Press gang: Bad news day? Have a spliff

Submitted by Anon on 22 January, 2004 - 5:11

By Lucy Clement

This week in the world of the media:

In the grand Government tradition of avoiding awkward issues by having a "review", Bob Phillis, chief executive of the Guardian Media Group, has published his report into Government communications. Phillis was asked to investigate after the Jo Moore affair (she who thought September 11 was a good day to bury bad news). However, Jo Moore's shenanigans have faded into insignificance after the Kelly/Gilligan/Campbell debacle.
Still, for your edification here is a brief summary of Phillis's far-reaching conclusions. 1. there should be a bit less spin, probably. 2. "impartial" civil servants should run Government communications not spin-doctors. 3. when elected politicians do want to spin announcements they should have their own people do it (who should continue to be paid for by the taxpayer). 4. there should be an expensive re-organisation of Whitehall departments. 5. more ministerial briefings should be televised. So, no change there, except that there'll be more politicians on telly. Great.

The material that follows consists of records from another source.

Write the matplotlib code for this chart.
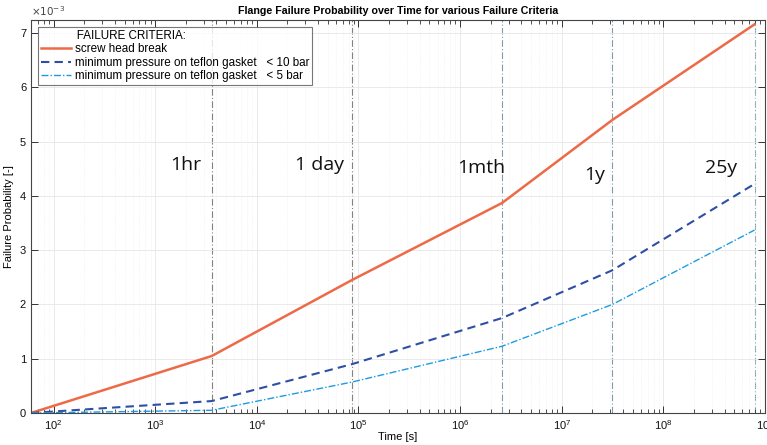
import matplotlib
matplotlib.use("Agg")
import matplotlib.pyplot as plt
import matplotlib.ticker as mticker
import numpy as np

# Data
time_s = [60, 3600, 86400, 2.592e6, 3.1536e7, 7.884e8]
screw_head_break = [0.0, 1.05e-3, 2.45e-3, 3.87e-3, 5.40e-3, 7.16e-3]
gasket_10bar = [0.0, 0.22e-3, 0.90e-3, 1.75e-3, 2.63e-3, 4.22e-3]
gasket_5bar = [0.0, 0.05e-3, 0.57e-3, 1.23e-3, 2.00e-3, 3.37e-3]
marker_times = [3600, 86400, 2.592e6, 3.1536e7, 7.884e8]
marker_labels = ["1hr", "1 day", "1mth", "1y", "25y"]
marker_label_x = [2000, 41000, 1.6e6, 2.1e7, 3.7e8]
marker_label_y = [4.57e-3, 4.57e-3, 4.52e-3, 4.38e-3, 4.51e-3]
series_labels = ["screw head break",
                 "minimum pressure on teflon gasket   < 10 bar",
                 "minimum pressure on teflon gasket   < 5 bar"]
legend_title = "FAILURE CRITERIA:"

plt.rcParams['font.family'] = ['Liberation Sans', 'DejaVu Sans']

fig = plt.figure(figsize=(7.67, 4.45), dpi=100)
ax = fig.add_axes([31/767, 32/445, (765-31)/767, (413-20)/445])

ax.plot(time_s, screw_head_break, color='#EE6A47', lw=1.8, label=series_labels[0])
ax.plot(time_s, gasket_10bar, color='#2E4FA5', lw=1.5, ls=(0, (4, 2.5)), label=series_labels[1])
ax.plot(time_s, gasket_5bar, color='#1E9BE0', lw=1.0, ls=(0, (5, 1.5, 1, 1.5)), label=series_labels[2])

vcols = ['#8a7f80', '#8a7f80', '#7f9aa8', '#7f9aa8', '#7f9aa8']
for t, c in zip(marker_times, vcols):
    ax.axvline(t, color=c, lw=0.8, ls=(0, (6, 2, 1, 2)), zorder=1)

for lx, ly, s in zip(marker_label_x, marker_label_y, marker_labels):
    ax.text(lx, ly, s, fontsize=14, family=['Open Sans', 'DejaVu Sans'],
            ha='center', va='center', color='#111111')

ax.set_xscale('log')
ax.set_xlim(60, 1e9)
ax.set_ylim(0, 7.24e-3)
ax.set_yticks(np.arange(0, 8) * 1e-3)
ax.yaxis.set_major_formatter(mticker.FuncFormatter(lambda v, p: f"{v*1e3:.0f}"))
ax.text(0.0, 1.005, r"$\times10^{-3}$", transform=ax.transAxes, fontsize=7.5, color='#444444',
        ha='left', va='bottom')

ax.set_xticks([1e2, 1e3, 1e4, 1e5, 1e6, 1e7, 1e8, 1e9])
ax.xaxis.set_minor_locator(mticker.LogLocator(base=10, subs=np.arange(2, 10), numticks=100))
ax.xaxis.set_minor_formatter(mticker.NullFormatter())

ax.grid(True, which='major', color='#e6e6e6', lw=0.6)
ax.grid(True, which='minor', axis='x', color='#ececec', lw=0.5, ls=':')

ax.tick_params(which='both', direction='in', top=True, right=True, colors='#333333',
               labelsize=8, labelcolor='#111111')
ax.tick_params(which='major', length=5, width=0.7)
ax.tick_params(which='minor', length=3, width=0.6)
for sp in ax.spines.values():
    sp.set_color('#444444')
    sp.set_linewidth(0.8)

ax.set_title("Flange Failure Probability over Time for various Failure Criteria",
             fontsize=7.7, fontweight='bold', pad=4)
ax.set_xlabel("Time [s]", fontsize=8, labelpad=0)
ax.set_ylabel("Failure Probability [-]", fontsize=8, labelpad=4)

leg = ax.legend(loc='upper left', title=" " * 11 + legend_title, fontsize=8.4, title_fontsize=8.4,
                frameon=True, fancybox=False, edgecolor='#555555', borderaxespad=0.6,
                handlelength=2.6, handletextpad=0.3, labelspacing=0.12, borderpad=0.25,
                alignment='left')
leg.get_frame().set_linewidth(0.8)

fig.savefig("out.png", dpi=100)
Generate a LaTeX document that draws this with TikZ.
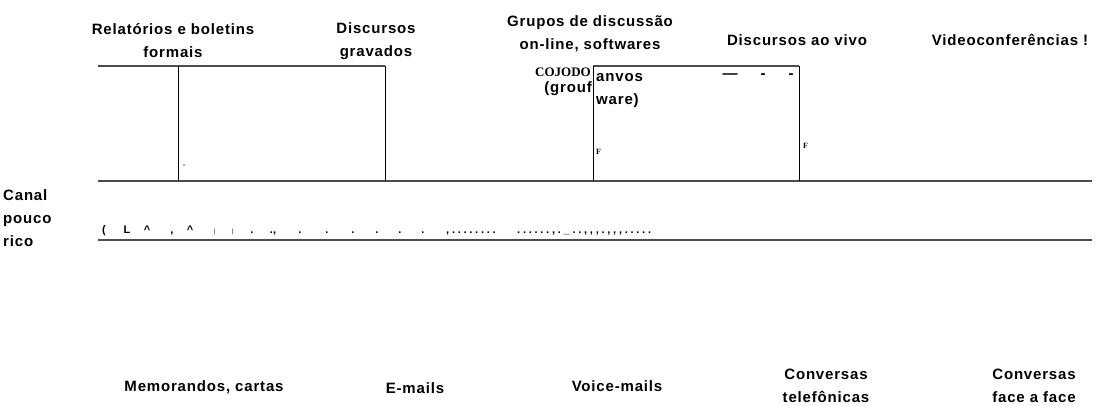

The Daily Telegraph could be sold to the Barclay brothers, mega-rich owners of lots of things among them the Ritz hotel and the Scotsman.

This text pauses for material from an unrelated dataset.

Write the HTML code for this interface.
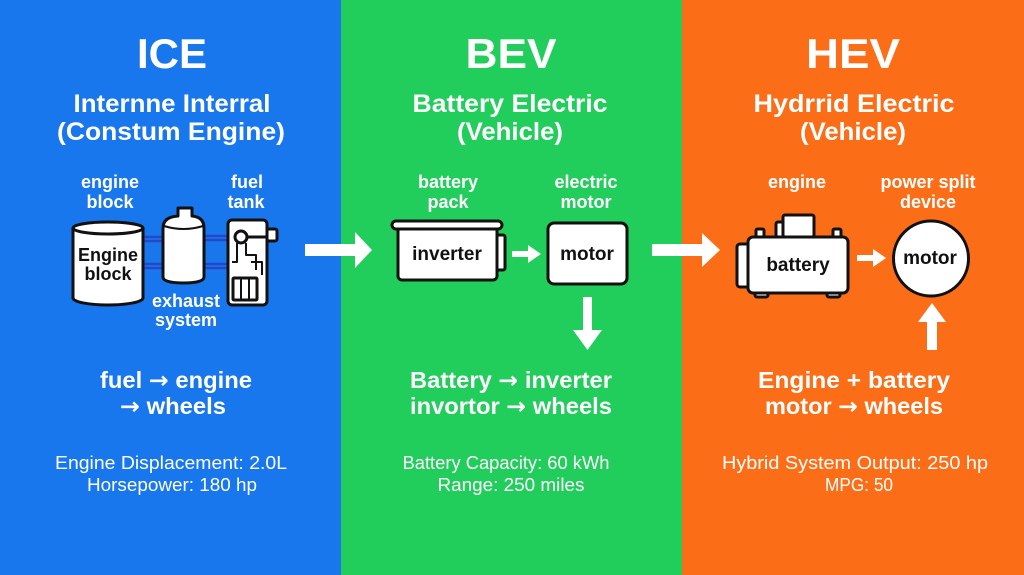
<!DOCTYPE html>
<html><head><meta charset="utf-8"><style>
html,body{margin:0;padding:0;width:1024px;height:575px;overflow:hidden;background:#1977ee}
svg{display:block}
text{font-family:"Liberation Sans",sans-serif;fill:#fff;text-anchor:middle;font-weight:bold}
.k{fill:#111}
.n{font-weight:normal}
.a{font-family:"DejaVu Sans",sans-serif;font-weight:bold}
</style></head><body>
<svg width="1024" height="575" viewBox="0 0 1024 575" xmlns="http://www.w3.org/2000/svg">
<rect x="0" y="0" width="342" height="575" fill="#1977ee"/>
<rect x="341" y="0" width="342" height="575" fill="#21cd5b"/>
<rect x="682" y="0" width="342" height="575" fill="#fb6e17"/>

<!-- ICE -->
<text x="172" y="68" font-size="42" textLength="70" lengthAdjust="spacingAndGlyphs">ICE</text>
<text x="172" y="112" font-size="25" textLength="197" lengthAdjust="spacingAndGlyphs">Internne Interral</text>
<text x="171" y="140" font-size="25" textLength="228" lengthAdjust="spacingAndGlyphs">(Constum Engine)</text>
<text x="110" y="188" font-size="18">engine</text>
<text x="110" y="208" font-size="18">block</text>
<text x="247" y="188" font-size="18">fuel</text>
<text x="246" y="208" font-size="18">tank</text>
<text x="186" y="307" font-size="18">exhaust</text>
<text x="186" y="326" font-size="18">system</text>

<g stroke="#2448c8" stroke-width="2.5">
<line x1="143" y1="237" x2="163" y2="237"/><line x1="143" y1="241" x2="163" y2="241"/>
<line x1="143" y1="264" x2="163" y2="264"/><line x1="143" y1="268" x2="163" y2="268"/>
<line x1="204" y1="236" x2="228" y2="236"/><line x1="204" y1="240" x2="228" y2="240"/>
<line x1="204" y1="264" x2="228" y2="264"/><line x1="204" y1="268" x2="228" y2="268"/>
</g>
<g stroke="#111" stroke-width="3" fill="#fff" stroke-linejoin="round">
<path d="M73,228 L73,298 A35,7 0 0 0 143,298 L143,228 Z"/>
<ellipse cx="108" cy="228" rx="35" ry="6"/>
<path d="M163,228 Q163,217 178,216 L178,208 L192,208 L192,216 Q204,217 204,228 L204,277 Q204,283 183.5,283 Q163,283 163,277 Z"/>
<path d="M164,226 Q183.5,232 203,226" fill="none" stroke-width="2"/>
<rect x="228" y="220" width="39" height="85" rx="4"/>
<circle cx="241" cy="237" r="6"/>
<line x1="247" y1="237" x2="267" y2="237"/>
<rect x="267" y="229" width="10" height="12" rx="2"/>
<path d="M237,243 L237,262 L232,262 M246,243 L246,255 L256,255 L256,270 M251,262 L262,262 L262,275" fill="none" stroke-width="2"/>
<rect x="233" y="278" width="24" height="22" rx="1"/>
<line x1="241" y1="279" x2="241" y2="299" stroke-width="2"/>
<line x1="249" y1="279" x2="249" y2="299" stroke-width="2"/>
</g>
<text class="k" x="108" y="261" font-size="18">Engine</text>
<text class="k" x="108" y="280" font-size="18">block</text>

<text x="176" y="388" font-size="23" textLength="152" lengthAdjust="spacingAndGlyphs">fuel <tspan class="a">→</tspan> engine</text>
<text x="173" y="414" font-size="23" textLength="106" lengthAdjust="spacingAndGlyphs"><tspan class="a">→</tspan> wheels</text>
<text class="n" x="171" y="469" font-size="18" textLength="232" lengthAdjust="spacingAndGlyphs">Engine Displacement: 2.0L</text>
<text class="n" x="172" y="491" font-size="18" textLength="170" lengthAdjust="spacingAndGlyphs">Horsepower: 180 hp</text>

<!-- big arrows -->
<path d="M305,244 L355,244 L355,232 L372,250 L355,268 L355,256 L305,256 Z" fill="#fff"/>
<path d="M652,244 L702,244 L702,233 L720,250 L702,267 L702,256 L652,256 Z" fill="#fff"/>

<!-- BEV -->
<text x="511" y="68" font-size="42" textLength="91" lengthAdjust="spacingAndGlyphs">BEV</text>
<text x="510" y="112" font-size="25" textLength="195" lengthAdjust="spacingAndGlyphs">Battery Electric</text>
<text x="510" y="140" font-size="25" textLength="106" lengthAdjust="spacingAndGlyphs">(Vehicle)</text>
<text x="448" y="188" font-size="18">battery</text>
<text x="448" y="208" font-size="18">pack</text>
<text x="586" y="188" font-size="18">electric</text>
<text x="586" y="208" font-size="18">motor</text>
<g stroke="#111" stroke-width="3" fill="#fff" stroke-linejoin="round">
<rect x="495" y="235" width="10" height="35" rx="2"/>
<rect x="398" y="227" width="99" height="53" rx="4"/>
<rect x="392" y="221" width="110" height="8" rx="4"/>
<rect x="548" y="223" width="79" height="61" rx="6"/>
</g>
<text class="k" x="447" y="260" font-size="19">inverter</text>
<text class="k" x="587" y="260" font-size="19">motor</text>
<path d="M512,251 L528,251 L528,245 L541,254 L528,263 L528,257 L512,257 Z" fill="#fff"/>
<path d="M583,297 L592,297 L592,330 L602,330 L587.5,350 L573,330 L583,330 Z" fill="#fff"/>
<text x="511" y="388" font-size="23" textLength="202" lengthAdjust="spacingAndGlyphs">Battery <tspan class="a">→</tspan> inverter</text>
<text x="511" y="414" font-size="23" textLength="202" lengthAdjust="spacingAndGlyphs">invortor <tspan class="a">→</tspan>  wheels</text>
<text class="n" x="506" y="469" font-size="18" textLength="207" lengthAdjust="spacingAndGlyphs">Battery Capacity: 60 kWh</text>
<text class="n" x="511" y="491" font-size="18" textLength="147" lengthAdjust="spacingAndGlyphs">Range: 250 miles</text>

<!-- HEV -->
<text x="853" y="68" font-size="42" textLength="94" lengthAdjust="spacingAndGlyphs">HEV</text>
<text x="854" y="112" font-size="25" textLength="201" lengthAdjust="spacingAndGlyphs">Hydrrid Electric</text>
<text x="853" y="140" font-size="25" textLength="106" lengthAdjust="spacingAndGlyphs">(Vehicle)</text>
<text x="797" y="188" font-size="18">engine</text>
<text x="928" y="188" font-size="18">power split</text>
<text x="928" y="208" font-size="18">device</text>
<g stroke="#111" stroke-width="3" fill="#fff" stroke-linejoin="round">
<rect x="755" y="289" width="13" height="8" rx="2"/>
<rect x="827" y="289" width="13" height="8" rx="2"/>
<rect x="756" y="229" width="8" height="10" rx="1.5"/>
<rect x="833" y="229" width="8" height="10" rx="1.5"/>
<rect x="776" y="222" width="10" height="16" rx="2"/>
<rect x="783" y="215" width="31" height="22" rx="2"/>
<rect x="737" y="244" width="14" height="43" rx="3"/>
<rect x="748" y="237" width="100" height="56" rx="5"/>
<circle cx="931" cy="258.5" r="37.5"/>
</g>
<text class="k" x="798" y="271" font-size="19">battery</text>
<text class="k" x="930" y="264" font-size="19">motor</text>
<path d="M857,255 L873,255 L873,249 L886,258 L873,267 L873,261 L857,261 Z" fill="#fff"/>
<path d="M927,350 L937,350 L937,322 L946,322 L932,303 L918,322 L927,322 Z" fill="#fff"/>
<text x="854" y="388" font-size="23" textLength="192" lengthAdjust="spacingAndGlyphs">Engine +  battery</text>
<text x="854" y="414" font-size="23" textLength="178" lengthAdjust="spacingAndGlyphs">motor <tspan class="a">→</tspan> wheels</text>
<text class="n" x="855" y="469" font-size="18" textLength="266" lengthAdjust="spacingAndGlyphs">Hybrid System Output: 250 hp</text>
<text class="n" x="859" y="491" font-size="18" textLength="68" lengthAdjust="spacingAndGlyphs">MPG: 50</text>
</svg>
</body></html>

Disgraced Telegraph owner Lord Black of Crossharbour has tried to put one over on the board of parent company Hollinger by selling the Barclays his interest in the group direct. He's been forced to quit as chairman and CEO after the discovery of $32 million in unauthorised payments to himself and other executives, and is currently under investigation by US financial watchdog the Securities and Exchange Commission.

Meanwhile the Barclays have backtracked after initially seeming to suggest the Telegraph could, like the Scotsman, switch to back Labour. (More evidence - if any was needed - of New Labour's appeal to the disgustingly rich.) They now say the Telegraph's editorial line will not change, and the retired colonels of Tunbridge Wells are breathing a sigh of relief.

If you're not mourning the loss of 30 minutes of anti-Arab bigot Kilroy from your screens every day, then at least spare a thought for the 40 or so staff at his production firm who could lose their jobs now the programme's been ditched. Employed by Kilroy Ltd and not by the BBC they are likely to be the real losers in the whole miserable affair. While their boss still has a media firm and newspaper column to sustain him, they're facing the prospect of job-hunting in an industry where permanent jobs are increasingly a thing of the past.

And finally... is it really just coincidence? The reclassification of cannabis as a Class "C" drug comes into effect on 29 January: the day after the Hutton report is issued. So all those edgy ministers and BBC executives can have a large spliff to calm their nerves knowing it's no longer an arrestable offence.